→ **What is asked**: Copy the material that follows word for word and omit its pictures.

--- begin Data extract ---

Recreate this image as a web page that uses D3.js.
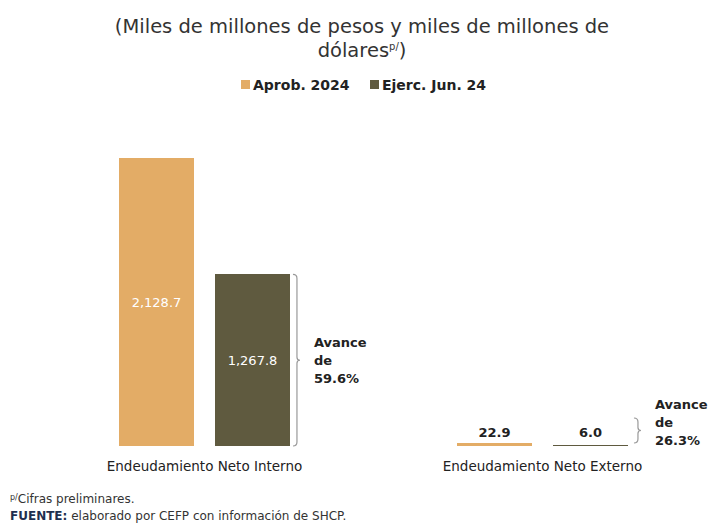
<!DOCTYPE html>
<html>
<head>
<meta charset="utf-8">
<title>Endeudamiento neto</title>
<script src="https://cdn.jsdelivr.net/npm/d3@7"></script>
<style>
  body { margin: 0; background: #fff; }
  text { font-family: "DejaVu Sans", sans-serif; }
</style>
</head>
<body>
<div id="chart"></div>
<script>
// data
var categories = ["Endeudamiento Neto Interno", "Endeudamiento Neto Externo"];
var series = ["Aprob. 2024", "Ejerc. Jun. 24"];
var aprob = [2128.7, 22.9];
var ejerc = [1267.8, 6.0];
var avance = ["59.6%", "26.3%"];
var colors = ["#E3AC66", "#5F5A3F"];

var width = 715, height = 525;
var baseY = 446, topY = 158;

var svg = d3.select("#chart").append("svg")
    .attr("width", width)
    .attr("height", height);

// title
svg.append("text")
    .attr("x", 362).attr("y", 33)
    .attr("text-anchor", "middle")
    .attr("font-size", "19.5px")
    .attr("fill", "#333")
    .text("(Miles de millones de pesos y miles de millones de");
var t2 = svg.append("text")
    .attr("x", 362).attr("y", 57)
    .attr("text-anchor", "middle")
    .attr("font-size", "19.5px")
    .attr("fill", "#333");
t2.append("tspan").text("dólares");
t2.append("tspan").attr("dy", -7).attr("font-size", "10px").text("p/");
t2.append("tspan").attr("dy", 7).text(")");

// legend
var legendX = [241, 370];
series.forEach(function (s, i) {
    svg.append("rect")
        .attr("x", legendX[i]).attr("y", 80)
        .attr("width", 9).attr("height", 9)
        .attr("fill", colors[i]);
    svg.append("text")
        .attr("x", legendX[i] + 12).attr("y", 90)
        .attr("font-size", "14px")
        .attr("font-weight", "bold")
        .attr("fill", "#222")
        .text(s);
});

var x = d3.scaleBand().domain(categories).range([35.5, 711.5]);
var xs = d3.scaleBand().domain(series).range([0, x.bandwidth()])
    .paddingInner(0.22).paddingOuter(0.87);
var y = d3.scaleLinear().domain([0, aprob[0]]).range([baseY, topY]);

var rows = categories.map(function (c, i) {
    return { cat: c, vals: [aprob[i], ejerc[i]], av: avance[i] };
});

var g = svg.append("g");
rows.forEach(function (r, ci) {
    r.vals.forEach(function (v, si) {
        var bx = x(r.cat) + xs(series[si]);
        g.append("rect")
            .attr("x", bx)
            .attr("y", y(v))
            .attr("width", xs.bandwidth())
            .attr("height", Math.max(baseY - y(v), 0))
            .attr("fill", colors[si])
            .attr("shape-rendering", "crispEdges");
        var inside = (baseY - y(v)) > 30;
        g.append("text")
            .attr("x", bx + xs.bandwidth() / 2)
            .attr("y", inside ? (y(v) + baseY) / 2 + 5 : baseY - 9)
            .attr("text-anchor", "middle")
            .attr("font-size", "13px")
            .attr("font-weight", inside ? "normal" : "bold")
            .attr("fill", inside ? "#fff" : "#222")
            .text(d3.format(",.1f")(v));
    });
    svg.append("text")
        .attr("x", x(r.cat) + x.bandwidth() / 2)
        .attr("y", baseY + 25)
        .attr("text-anchor", "middle")
        .attr("font-size", "13.5px")
        .attr("fill", "#222")
        .text(r.cat);
});

// braces with "Avance de" notes
function brace(bx, y0, y1) {
    var m = (y0 + y1) / 2;
    var p = "M" + (bx - 4) + "," + y0 + " Q" + bx + "," + y0 + " " + bx + "," + (y0 + 4) +
        " L" + bx + "," + (m - 3) + " Q" + bx + "," + m + " " + (bx + 3) + "," + m +
        " Q" + bx + "," + m + " " + bx + "," + (m + 3) +
        " L" + bx + "," + (y1 - 4) + " Q" + bx + "," + y1 + " " + (bx - 4) + "," + y1;
    svg.append("path").attr("d", p)
        .attr("fill", "none").attr("stroke", "#999").attr("stroke-width", 1.2);
}
var bx0 = x(categories[0]) + xs(series[1]) + xs.bandwidth() + 7;
brace(bx0, y(ejerc[0]), baseY);
var bx1 = x(categories[1]) + xs(series[1]) + xs.bandwidth() + 10;
brace(bx1, baseY - 28, baseY - 3);

function note(tx, ty, pct) {
    var t = svg.append("text")
        .attr("font-size", "13px")
        .attr("font-weight", "bold")
        .attr("fill", "#222");
    ["Avance", "de", pct].forEach(function (s, i) {
        t.append("tspan").attr("x", tx).attr("y", ty + i * 18).text(s);
    });
}
note(bx0 + 17, 347, avance[0]);
note(bx1 + 17, 409, avance[1]);

// footnotes
var f1 = svg.append("text").attr("x", 10).attr("y", 503)
    .attr("font-size", "12px").attr("fill", "#333");
f1.append("tspan").attr("font-size", "8px").attr("dy", -3).text("p/");
f1.append("tspan").attr("dy", 3).text("Cifras preliminares.");
var f2 = svg.append("text").attr("x", 10).attr("y", 520)
    .attr("font-size", "12px").attr("fill", "#333");
f2.append("tspan").attr("font-weight", "bold").attr("fill", "#1F2F4F").text("FUENTE:");
f2.append("tspan").text(" elaborado por CEFP con información de SHCP.");
</script>
</body>
</html>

--- end Data extract ---

→ **Solution**:
Recreate this image as a web page that uses D3.js.
<!DOCTYPE html>
<html>
<head>
<meta charset="utf-8">
<title>Endeudamiento neto</title>
<script src="https://cdn.jsdelivr.net/npm/d3@7"></script>
<style>
  body { margin: 0; background: #fff; }
  text { font-family: "DejaVu Sans", sans-serif; }
</style>
</head>
<body>
<div id="chart"></div>
<script>
// data
var categories = ["Endeudamiento Neto Interno", "Endeudamiento Neto Externo"];
var series = ["Aprob. 2024", "Ejerc. Jun. 24"];
var aprob = [2128.7, 22.9];
var ejerc = [1267.8, 6.0];
var avance = ["59.6%", "26.3%"];
var colors = ["#E3AC66", "#5F5A3F"];

var width = 715, height = 525;
var baseY = 446, topY = 158;

var svg = d3.select("#chart").append("svg")
    .attr("width", width)
    .attr("height", height);

// title
svg.append("text")
    .attr("x", 362).attr("y", 33)
    .attr("text-anchor", "middle")
    .attr("font-size", "19.5px")
    .attr("fill", "#333")
    .text("(Miles de millones de pesos y miles de millones de");
var t2 = svg.append("text")
    .attr("x", 362).attr("y", 57)
    .attr("text-anchor", "middle")
    .attr("font-size", "19.5px")
    .attr("fill", "#333");
t2.append("tspan").text("dólares");
t2.append("tspan").attr("dy", -7).attr("font-size", "10px").text("p/");
t2.append("tspan").attr("dy", 7).text(")");

// legend
var legendX = [241, 370];
series.forEach(function (s, i) {
    svg.append("rect")
        .attr("x", legendX[i]).attr("y", 80)
        .attr("width", 9).attr("height", 9)
        .attr("fill", colors[i]);
    svg.append("text")
        .attr("x", legendX[i] + 12).attr("y", 90)
        .attr("font-size", "14px")
        .attr("font-weight", "bold")
        .attr("fill", "#222")
        .text(s);
});

var x = d3.scaleBand().domain(categories).range([35.5, 711.5]);
var xs = d3.scaleBand().domain(series).range([0, x.bandwidth()])
    .paddingInner(0.22).paddingOuter(0.87);
var y = d3.scaleLinear().domain([0, aprob[0]]).range([baseY, topY]);

var rows = categories.map(function (c, i) {
    return { cat: c, vals: [aprob[i], ejerc[i]], av: avance[i] };
});

var g = svg.append("g");
rows.forEach(function (r, ci) {
    r.vals.forEach(function (v, si) {
        var bx = x(r.cat) + xs(series[si]);
        g.append("rect")
            .attr("x", bx)
            .attr("y", y(v))
            .attr("width", xs.bandwidth())
            .attr("height", Math.max(baseY - y(v), 0))
            .attr("fill", colors[si])
            .attr("shape-rendering", "crispEdges");
        var inside = (baseY - y(v)) > 30;
        g.append("text")
            .attr("x", bx + xs.bandwidth() / 2)
            .attr("y", inside ? (y(v) + baseY) / 2 + 5 : baseY - 9)
            .attr("text-anchor", "middle")
            .attr("font-size", "13px")
            .attr("font-weight", inside ? "normal" : "bold")
            .attr("fill", inside ? "#fff" : "#222")
            .text(d3.format(",.1f")(v));
    });
    svg.append("text")
        .attr("x", x(r.cat) + x.bandwidth() / 2)
        .attr("y", baseY + 25)
        .attr("text-anchor", "middle")
        .attr("font-size", "13.5px")
        .attr("fill", "#222")
        .text(r.cat);
});

// braces with "Avance de" notes
function brace(bx, y0, y1) {
    var m = (y0 + y1) / 2;
    var p = "M" + (bx - 4) + "," + y0 + " Q" + bx + "," + y0 + " " + bx + "," + (y0 + 4) +
        " L" + bx + "," + (m - 3) + " Q" + bx + "," + m + " " + (bx + 3) + "," + m +
        " Q" + bx + "," + m + " " + bx + "," + (m + 3) +
        " L" + bx + "," + (y1 - 4) + " Q" + bx + "," + y1 + " " + (bx - 4) + "," + y1;
    svg.append("path").attr("d", p)
        .attr("fill", "none").attr("stroke", "#999").attr("stroke-width", 1.2);
}
var bx0 = x(categories[0]) + xs(series[1]) + xs.bandwidth() + 7;
brace(bx0, y(ejerc[0]), baseY);
var bx1 = x(categories[1]) + xs(series[1]) + xs.bandwidth() + 10;
brace(bx1, baseY - 28, baseY - 3);

function note(tx, ty, pct) {
    var t = svg.append("text")
        .attr("font-size", "13px")
        .attr("font-weight", "bold")
        .attr("fill", "#222");
    ["Avance", "de", pct].forEach(function (s, i) {
        t.append("tspan").attr("x", tx).attr("y", ty + i * 18).text(s);
    });
}
note(bx0 + 17, 347, avance[0]);
note(bx1 + 17, 409, avance[1]);

// footnotes
var f1 = svg.append("text").attr("x", 10).attr("y", 503)
    .attr("font-size", "12px").attr("fill", "#333");
f1.append("tspan").attr("font-size", "8px").attr("dy", -3).text("p/");
f1.append("tspan").attr("dy", 3).text("Cifras preliminares.");
var f2 = svg.append("text").attr("x", 10).attr("y", 520)
    .attr("font-size", "12px").attr("fill", "#333");
f2.append("tspan").attr("font-weight", "bold").attr("fill", "#1F2F4F").text("FUENTE:");
f2.append("tspan").text(" elaborado por CEFP con información de SHCP.");
</script>
</body>
</html>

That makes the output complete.